This reviewer almost walked out of the theater in disgust after Philosopher King: Lee Teng-hui’s Dialogue spent the first 40 minutes glorifying Japanese colonial rule. It’s beyond tacky to use an imaginary late president Lee Teng-hui (李登輝) to tell a cynical, suicidal Japanese schoolgirl to be proud of her country despite its historic atrocities due to its achievements in Taiwan, and calling them acts of honesty and compassion.
Yes, Japan made great improvements to Taiwan and the life of its people in its quest to create a model colony out of a disease-riddled, poorly managed land. But if that was purely the case, there wouldn’t be countless uprisings and a continuous anti-colonialism movement that persisted until the Japanese forcefully clamped down on dissidents during the last decade of its rule.
None of this is mentioned at all. The only inkling that there was any resistance is regarding the Aborigines, but only under the context that they later changed their hearts and formed the Takasago Volunteer force during World War II, with zero reference to the many bloody revolts and large-scale campaigns the government undertook to “pacify” them.
Photo courtesy of atmovies.com
Part of the local resistance was against government monopoly and tolerance of opium, which got to the point that frustrated Taiwanese activists reached out to the League of Nations about the matter. But in this film, the Japanese allegedly single-handedly eradicated opium use in Taiwan due to their great benevolence.
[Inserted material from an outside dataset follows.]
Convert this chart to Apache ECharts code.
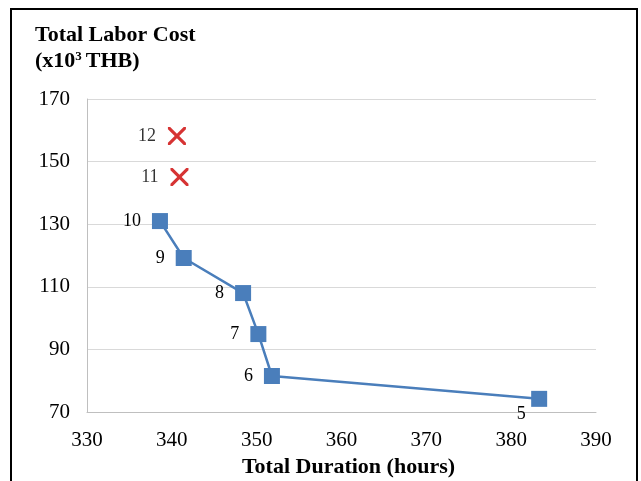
<!DOCTYPE html>
<html><head><meta charset="utf-8">
<style>html,body{margin:0;padding:0;background:#fff}#c{width:641px;height:481px}</style>
<script src="https://cdn.jsdelivr.net/npm/echarts@6/dist/echarts.min.js"></script>
</head><body><div id="c"></div>
<script>
const frontLabels = ['5','6','7','8','9','10'];
const frontDuration = [383.3, 351.8, 350.2, 348.4, 341.4, 338.6];
const frontCost = [74.2, 81.5, 94.9, 108.0, 119.2, 131.0];
const otherLabels = ['11','12'];
const otherDuration = [340.9, 340.6];
const otherCost = [145.1, 158.2];
const xTicks = [330, 340, 350, 360, 370, 380, 390];
const yTicks = [70, 90, 110, 130, 150, 170];

const serif = '"Liberation Serif", "Times New Roman", serif';
const chart = echarts.init(document.getElementById('c'), null, {renderer:'canvas'});
const xPath = 'path://M0,0 L2.5,0 L10,7.5 L17.5,0 L20,0 L20,2.5 L12.5,10 L20,17.5 L20,20 L17.5,20 L10,12.5 L2.5,20 L0,20 L0,17.5 L7.5,10 L0,2.5 Z';

const frontData = frontDuration.map((d,i)=>{
  const item = {value:[d, frontCost[i]], name: frontLabels[i]};
  if (frontLabels[i]==='5') item.label = {position:'bottom', offset:[-18,-13]};
  return item;
});
const otherData = otherDuration.map((d,i)=>({value:[d, otherCost[i]], name: otherLabels[i]}));

chart.setOption({
  animation:false,
  graphic:[
    {type:'rect', shape:{x:11, y:9, width:626, height:490}, style:{fill:'none', stroke:'#000', lineWidth:2}, z:100},
    {type:'text', left:35, top:24, style:{text:'Total Labor Cost', font:'bold 22px '+serif, fill:'#000'}},
    {type:'text', left:35, top:50, style:{rich:{a:{font:'bold 22px '+serif, fill:'#000'}, s:{font:'bold 13px '+serif, fill:'#000', verticalAlign:'top', padding:[0,4,9,0]}}, text:'{a|(x10}{s|3}{a|THB)}'}}
  ],
  grid:{left:87, right:45, top:99, bottom:69, outerBoundsMode:'none'},
  xAxis:{type:'value', min:330, max:390, interval:10,
    name:'Total Duration (hours)', nameLocation:'middle', nameGap:42,
    nameTextStyle:{fontFamily:serif, fontSize:22, fontWeight:'bold', color:'#000', padding:[0,0,0,14]},
    axisLine:{show:true, lineStyle:{color:'#bfbfbf', width:1}}, axisTick:{show:false},
    splitLine:{show:false},
    axisLabel:{fontFamily:serif, fontSize:21, color:'#000', margin:18}},
  yAxis:{type:'value', min:70, max:170, interval:20,
    axisLine:{show:true, lineStyle:{color:'#bfbfbf', width:1}}, axisTick:{show:false},
    splitLine:{show:true, lineStyle:{color:'#d9d9d9', width:1}},
    axisLabel:{fontFamily:serif, fontSize:21, color:'#000', margin:17}},
  series:[
    {type:'line', data:frontData, symbol:'rect', symbolSize:16,
      lineStyle:{color:'#4a7ebb', width:2.5}, itemStyle:{color:'#4a7ebb'},
      label:{show:true, position:'left', distance:11, formatter:p=>p.name, fontFamily:serif, fontSize:18, color:'#000'}},
    {type:'scatter', data:otherData, symbol:xPath, symbolSize:18,
      itemStyle:{color:'#cc0000'},
      label:{show:true, position:'left', distance:12, formatter:p=>p.name, fontFamily:serif, fontSize:18, color:'#000'}}
  ]
});
</script></body></html>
All of this is just sickening.
It then took this reviewer great control to keep watching after “Lee” started sympathizing with Japan during World War II, portraying the nation as a victim and stating that Taiwanese were more than eager to defend their home country. Maybe some did, but this was after decades of colonial rule and years of pro-war propaganda and forced assimilation to Japanese culture and identity through the kominka policy. And there are plenty of reports that indicate that many Taiwanese were tricked or forced to join the war effort.
Perhaps this is how Lee saw things as he always expressed a deep affinity to Japan, and the Chinese Nationalist Party (KMT) who took over was arguably worse, but the film still presents an extremely distorted and Japan-centric picture of Taiwanese history ostensibly catering to Japanese viewers. It goes on to create a stark contrast between the Japanese and the “honest, hard working and persistent” spirit they bestowed upon the Taiwanese and the purely cruel and authoritarian KMT, but anyone with any basic understanding of history knows that Taiwan’s modern history is far more complicated.
Photo courtesy of Taoyuan Film Festival
The film also places great emphasis on the KMT’s attempt to eradicate Japanese influence among Taiwanese, but barely mentions the KMT’s suppression of Taiwanese culture. It wasn’t just Taiwanese intellectuals and elites who were killed in the 228 anti-government uprising that was brutally suppressed, but it was Taiwanese whom the “Japanese poured their hearts into educating.”
Although the film sympathizes with the plight of the Taiwanese after the war, it almost treats them as just a severed extension of Japan and not their own people with their own culture that the Japanese also went to great lengths to suppress.
This bizarre “documentary” opens with a Japanese schoolgirl who is disillusioned in the state of humanity and the world, and is about to commit suicide when she meets the spirit of Lee, who tells her his life story and philosophy to save her soul. Lee’s rise as a Taiwan-born politician in a Mainlander-dominated government and his relentless push for Taiwanese democracy is indeed admirable and inspiring, but there’s just something strange about this setup as the girl knows nothing about Taiwan and must take everything this version of Lee says at face value, all the while lionizing this so-called “Japanese spirit” and interviewing Japan-sympathetic Taiwanese to boost its grossly one-sided point of view. Of course, when you interview (especially elderly) Taiwanese about KMT rule, they will likely say something that makes Japan look good.
It seems like the point of the film was to explore Lee’s life philosophy and how his role models, Christian faith and internal struggles helped him persevere and succeed. It’s supposed to be inspirational and heartwarming, but the fictitious conversations are somewhat disingenuous and the distorted history just distracting.
The production is quite superb, however, and raises the question as to why a Japanese director made such an effort to create this film? Turns out, Hideto Sonoda’s grandfather worked as an educator in Taiwan until 1945 and his mother was born in Kaohsiung. This explains his ties to the nation and his emphasis on Japanese educating Taiwanese, but also perhaps his view of history.
Also, Lee is apparently quite revered in Japan and when he died last July, many recalled that he often encouraged Japan to be proud of itself, knew more about Japan than Japanese and embodied the Japanese bushido spirit. Under this context, the girl represents modern Japan stuck in the crossroads and Lee is designated to raise the spirits of the nation in troubled times.
That is all fine, but the film’s attempt to whitewash the past, while controversies such as Japan still refusing to apologize over the comfort women issue in Taiwan persist, is distasteful and disappointing.